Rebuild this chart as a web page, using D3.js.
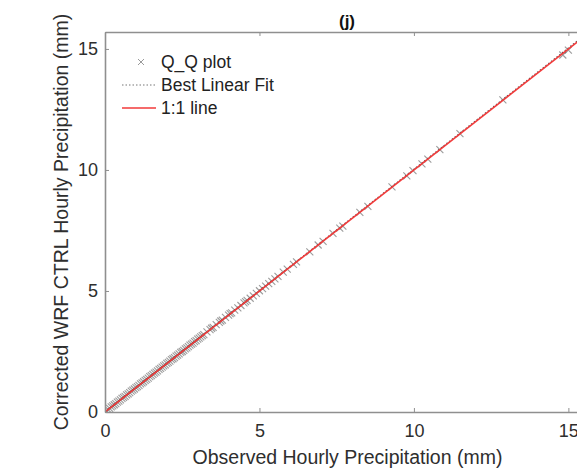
<!DOCTYPE html>
<html>
<head>
<meta charset="utf-8">
<script src="https://cdn.jsdelivr.net/npm/d3@7"></script>
<style>
html,body{margin:0;padding:0;background:#fff;overflow:hidden;}
svg{display:block;font-family:"Liberation Sans",Arial,sans-serif;}
</style>
</head>
<body>
<svg id="chart" width="577" height="469"></svg>
<script>
// ---- data ----
const observed = [0,0.05,0.1,0.15,0.2,0.25,0.3,0.35,0.4,0.45,0.5,0.55,0.6,0.65,0.7,0.75,0.8,0.85,0.9,0.95,
  1.0,1.05,1.1,1.15,1.2,1.25,1.3,1.35,1.4,1.45,1.5,1.55,1.6,1.65,1.7,1.75,1.8,1.85,1.9,1.95,
  2.0,2.05,2.1,2.15,2.2,2.25,2.3,2.35,2.4,2.45,2.5,2.55,2.6,2.65,2.7,2.75,2.8,2.85,2.9,2.95,
  3.0,3.05,3.1,3.15,3.2,3.3,3.4,3.45,3.5,3.6,3.7,3.75,3.8,3.9,4.0,4.05,4.1,4.2,4.3,4.4,
  4.5,4.55,4.6,4.7,4.8,4.9,5.0,5.1,5.2,5.3,5.4,5.5,5.6,5.77,5.9,6.1,6.2,6.63,6.9,7.06,
  7.38,7.6,7.7,8.25,8.51,9.29,9.77,9.97,10.26,10.45,10.84,11.49,12.88,14.82,15.0];
const corrected = [0,0.05,0.1,0.15,0.21,0.25,0.3,0.35,0.41,0.45,0.5,0.56,0.6,0.65,0.71,0.75,0.8,0.86,0.9,0.95,
  1.01,1.05,1.1,1.16,1.2,1.25,1.31,1.35,1.4,1.46,1.5,1.55,1.61,1.65,1.7,1.76,1.8,1.85,1.91,1.95,
  2.01,2.05,2.1,2.16,2.2,2.25,2.31,2.35,2.4,2.46,2.5,2.55,2.61,2.65,2.7,2.76,2.8,2.85,2.91,2.95,
  3.01,3.05,3.1,3.16,3.2,3.31,3.4,3.46,3.5,3.61,3.7,3.76,3.8,3.91,4.0,4.06,4.1,4.21,4.3,4.4,
  4.51,4.56,4.61,4.7,4.8,4.9,5.01,5.1,5.2,5.3,5.4,5.5,5.6,5.78,5.9,6.1,6.2,6.62,6.9,7.05,
  7.38,7.6,7.68,8.25,8.5,9.3,9.76,9.97,10.25,10.45,10.84,11.5,12.9,14.75,14.95];
const xTicks = [0,5,10,15];
const yTicks = [0,5,10,15];
const axisMax = 15.7;
const fitSlope = 1.002, fitIntercept = 0.01;
const legendLabels = ["Q_Q plot","Best Linear Fit","1:1 line"];
const titleText = "(j)";
const xLabel = "Observed Hourly Precipitation (mm)";
const yLabel = "Corrected WRF CTRL Hourly Precipitation (mm)";

// ---- layout ----
const L = 105, T = 32, R = 590, B = 412;
const svg = d3.select("#chart");
const x = d3.scaleLinear().domain([0, axisMax]).range([L, R]);
const y = d3.scaleLinear().domain([0, axisMax]).range([B, T]);
const axisColor = "#8f8f8f", textColor = "#2e2e2e";
const font = "'Liberation Sans',Arial,sans-serif";

svg.append("defs").append("clipPath").attr("id","clip")
  .append("rect").attr("x",L).attr("y",T).attr("width",R-L).attr("height",B-T);

const plot = svg.append("g").attr("clip-path","url(#clip)");

// markers
const ms = 3.5;
plot.append("g").selectAll("path").data(observed.map((o,i)=>[o,corrected[i]]))
  .join("path")
  .attr("d", d => {
    const cx = x(d[0]), cy = y(d[1]);
    return `M${cx-ms},${cy-ms}L${cx+ms},${cy+ms}M${cx-ms},${cy+ms}L${cx+ms},${cy-ms}`;
  })
  .attr("stroke","#3a3a3a").attr("stroke-opacity",0.5).attr("stroke-width",1.1).attr("fill","none");

// best linear fit
plot.append("line")
  .attr("x1", x(0)).attr("y1", y(fitIntercept))
  .attr("x2", x(axisMax)).attr("y2", y(fitIntercept + fitSlope*axisMax))
  .attr("stroke","#555").attr("stroke-width",1.2).attr("stroke-dasharray","1.5,2");

// 1:1 line
plot.append("line")
  .attr("x1", x(0)).attr("y1", y(0))
  .attr("x2", x(axisMax)).attr("y2", y(axisMax))
  .attr("stroke","#f23a3a").attr("stroke-width",1.6);

// axes
const xAxis = svg.append("g").attr("transform",`translate(0,${B})`)
  .call(d3.axisBottom(x).tickValues(xTicks).tickFormat(d3.format("d")).tickSizeInner(-4).tickSizeOuter(0).tickPadding(12));
const xTop = svg.append("g").attr("transform",`translate(0,${T})`)
  .call(d3.axisTop(x).tickValues(xTicks).tickFormat("").tickSizeInner(-4).tickSizeOuter(0));
const yAxis = svg.append("g").attr("transform",`translate(${L},0)`)
  .call(d3.axisLeft(y).tickValues(yTicks).tickFormat(d3.format("d")).tickSizeInner(-4).tickSizeOuter(0).tickPadding(7));
const yRight = svg.append("g").attr("transform",`translate(${R},0)`)
  .call(d3.axisRight(y).tickValues(yTicks).tickFormat("").tickSizeInner(-4).tickSizeOuter(0));
[xAxis,xTop,yAxis,yRight].forEach(g=>{
  g.select(".domain").attr("stroke",axisColor).attr("stroke-width",1.6);
  g.selectAll(".tick line").attr("stroke",axisColor).attr("stroke-width",1);
  g.selectAll(".tick text").attr("fill",textColor).style("font-size","18px").style("font-family",font);
});

// title
svg.append("text").attr("x",347).attr("y",27).attr("text-anchor","middle")
  .attr("fill","#111").style("font-size","17px").style("font-weight","bold").text(titleText);

// axis labels
svg.append("text").attr("x",(L+R)/2).attr("y",464).attr("text-anchor","middle")
  .attr("fill",textColor).style("font-size","19.5px").text(xLabel);
svg.append("text").attr("transform",`translate(68,${(T+B)/2}) rotate(-90)`).attr("text-anchor","middle")
  .attr("fill",textColor).style("font-size","19.5px").text(yLabel);

// legend
const lg = svg.append("g");
const lx1 = 122, lx2 = 156, ltx = 161, ly = [62, 85, 108];
const mx = (lx1+lx2)/2 + 2;
lg.append("path")
  .attr("d", `M${mx-3},${ly[0]-3}L${mx+3},${ly[0]+3}M${mx-3},${ly[0]+3}L${mx+3},${ly[0]-3}`)
  .attr("stroke","#9a9a9a").attr("stroke-width",1);
lg.append("line").attr("x1",lx1).attr("x2",lx2).attr("y1",ly[1]).attr("y2",ly[1])
  .attr("stroke","#777").attr("stroke-width",1.2).attr("stroke-dasharray","1.5,2");
lg.append("line").attr("x1",lx1).attr("x2",lx2).attr("y1",ly[2]).attr("y2",ly[2])
  .attr("stroke","#f23a3a").attr("stroke-width",1.6);
lg.selectAll("text").data(legendLabels).join("text")
  .attr("x",ltx).attr("y",(d,i)=>ly[i]).attr("dy","0.35em")
  .attr("fill","#222").style("font-size","17.5px").text(d=>d);
</script>
</body>
</html>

-------------------------

Exercise goal: Return the listing above word for word, with the pictures removed.

Result for this exercise:
Rebuild this chart as a web page, using D3.js.
<!DOCTYPE html>
<html>
<head>
<meta charset="utf-8">
<script src="https://cdn.jsdelivr.net/npm/d3@7"></script>
<style>
html,body{margin:0;padding:0;background:#fff;overflow:hidden;}
svg{display:block;font-family:"Liberation Sans",Arial,sans-serif;}
</style>
</head>
<body>
<svg id="chart" width="577" height="469"></svg>
<script>
// ---- data ----
const observed = [0,0.05,0.1,0.15,0.2,0.25,0.3,0.35,0.4,0.45,0.5,0.55,0.6,0.65,0.7,0.75,0.8,0.85,0.9,0.95,
  1.0,1.05,1.1,1.15,1.2,1.25,1.3,1.35,1.4,1.45,1.5,1.55,1.6,1.65,1.7,1.75,1.8,1.85,1.9,1.95,
  2.0,2.05,2.1,2.15,2.2,2.25,2.3,2.35,2.4,2.45,2.5,2.55,2.6,2.65,2.7,2.75,2.8,2.85,2.9,2.95,
  3.0,3.05,3.1,3.15,3.2,3.3,3.4,3.45,3.5,3.6,3.7,3.75,3.8,3.9,4.0,4.05,4.1,4.2,4.3,4.4,
  4.5,4.55,4.6,4.7,4.8,4.9,5.0,5.1,5.2,5.3,5.4,5.5,5.6,5.77,5.9,6.1,6.2,6.63,6.9,7.06,
  7.38,7.6,7.7,8.25,8.51,9.29,9.77,9.97,10.26,10.45,10.84,11.49,12.88,14.82,15.0];
const corrected = [0,0.05,0.1,0.15,0.21,0.25,0.3,0.35,0.41,0.45,0.5,0.56,0.6,0.65,0.71,0.75,0.8,0.86,0.9,0.95,
  1.01,1.05,1.1,1.16,1.2,1.25,1.31,1.35,1.4,1.46,1.5,1.55,1.61,1.65,1.7,1.76,1.8,1.85,1.91,1.95,
  2.01,2.05,2.1,2.16,2.2,2.25,2.31,2.35,2.4,2.46,2.5,2.55,2.61,2.65,2.7,2.76,2.8,2.85,2.91,2.95,
  3.01,3.05,3.1,3.16,3.2,3.31,3.4,3.46,3.5,3.61,3.7,3.76,3.8,3.91,4.0,4.06,4.1,4.21,4.3,4.4,
  4.51,4.56,4.61,4.7,4.8,4.9,5.01,5.1,5.2,5.3,5.4,5.5,5.6,5.78,5.9,6.1,6.2,6.62,6.9,7.05,
  7.38,7.6,7.68,8.25,8.5,9.3,9.76,9.97,10.25,10.45,10.84,11.5,12.9,14.75,14.95];
const xTicks = [0,5,10,15];
const yTicks = [0,5,10,15];
const axisMax = 15.7;
const fitSlope = 1.002, fitIntercept = 0.01;
const legendLabels = ["Q_Q plot","Best Linear Fit","1:1 line"];
const titleText = "(j)";
const xLabel = "Observed Hourly Precipitation (mm)";
const yLabel = "Corrected WRF CTRL Hourly Precipitation (mm)";

// ---- layout ----
const L = 105, T = 32, R = 590, B = 412;
const svg = d3.select("#chart");
const x = d3.scaleLinear().domain([0, axisMax]).range([L, R]);
const y = d3.scaleLinear().domain([0, axisMax]).range([B, T]);
const axisColor = "#8f8f8f", textColor = "#2e2e2e";
const font = "'Liberation Sans',Arial,sans-serif";

svg.append("defs").append("clipPath").attr("id","clip")
  .append("rect").attr("x",L).attr("y",T).attr("width",R-L).attr("height",B-T);

const plot = svg.append("g").attr("clip-path","url(#clip)");

// markers
const ms = 3.5;
plot.append("g").selectAll("path").data(observed.map((o,i)=>[o,corrected[i]]))
  .join("path")
  .attr("d", d => {
    const cx = x(d[0]), cy = y(d[1]);
    return `M${cx-ms},${cy-ms}L${cx+ms},${cy+ms}M${cx-ms},${cy+ms}L${cx+ms},${cy-ms}`;
  })
  .attr("stroke","#3a3a3a").attr("stroke-opacity",0.5).attr("stroke-width",1.1).attr("fill","none");

// best linear fit
plot.append("line")
  .attr("x1", x(0)).attr("y1", y(fitIntercept))
  .attr("x2", x(axisMax)).attr("y2", y(fitIntercept + fitSlope*axisMax))
  .attr("stroke","#555").attr("stroke-width",1.2).attr("stroke-dasharray","1.5,2");

// 1:1 line
plot.append("line")
  .attr("x1", x(0)).attr("y1", y(0))
  .attr("x2", x(axisMax)).attr("y2", y(axisMax))
  .attr("stroke","#f23a3a").attr("stroke-width",1.6);

// axes
const xAxis = svg.append("g").attr("transform",`translate(0,${B})`)
  .call(d3.axisBottom(x).tickValues(xTicks).tickFormat(d3.format("d")).tickSizeInner(-4).tickSizeOuter(0).tickPadding(12));
const xTop = svg.append("g").attr("transform",`translate(0,${T})`)
  .call(d3.axisTop(x).tickValues(xTicks).tickFormat("").tickSizeInner(-4).tickSizeOuter(0));
const yAxis = svg.append("g").attr("transform",`translate(${L},0)`)
  .call(d3.axisLeft(y).tickValues(yTicks).tickFormat(d3.format("d")).tickSizeInner(-4).tickSizeOuter(0).tickPadding(7));
const yRight = svg.append("g").attr("transform",`translate(${R},0)`)
  .call(d3.axisRight(y).tickValues(yTicks).tickFormat("").tickSizeInner(-4).tickSizeOuter(0));
[xAxis,xTop,yAxis,yRight].forEach(g=>{
  g.select(".domain").attr("stroke",axisColor).attr("stroke-width",1.6);
  g.selectAll(".tick line").attr("stroke",axisColor).attr("stroke-width",1);
  g.selectAll(".tick text").attr("fill",textColor).style("font-size","18px").style("font-family",font);
});

// title
svg.append("text").attr("x",347).attr("y",27).attr("text-anchor","middle")
  .attr("fill","#111").style("font-size","17px").style("font-weight","bold").text(titleText);

// axis labels
svg.append("text").attr("x",(L+R)/2).attr("y",464).attr("text-anchor","middle")
  .attr("fill",textColor).style("font-size","19.5px").text(xLabel);
svg.append("text").attr("transform",`translate(68,${(T+B)/2}) rotate(-90)`).attr("text-anchor","middle")
  .attr("fill",textColor).style("font-size","19.5px").text(yLabel);

// legend
const lg = svg.append("g");
const lx1 = 122, lx2 = 156, ltx = 161, ly = [62, 85, 108];
const mx = (lx1+lx2)/2 + 2;
lg.append("path")
  .attr("d", `M${mx-3},${ly[0]-3}L${mx+3},${ly[0]+3}M${mx-3},${ly[0]+3}L${mx+3},${ly[0]-3}`)
  .attr("stroke","#9a9a9a").attr("stroke-width",1);
lg.append("line").attr("x1",lx1).attr("x2",lx2).attr("y1",ly[1]).attr("y2",ly[1])
  .attr("stroke","#777").attr("stroke-width",1.2).attr("stroke-dasharray","1.5,2");
lg.append("line").attr("x1",lx1).attr("x2",lx2).attr("y1",ly[2]).attr("y2",ly[2])
  .attr("stroke","#f23a3a").attr("stroke-width",1.6);
lg.selectAll("text").data(legendLabels).join("text")
  .attr("x",ltx).attr("y",(d,i)=>ly[i]).attr("dy","0.35em")
  .attr("fill","#222").style("font-size","17.5px").text(d=>d);
</script>
</body>
</html>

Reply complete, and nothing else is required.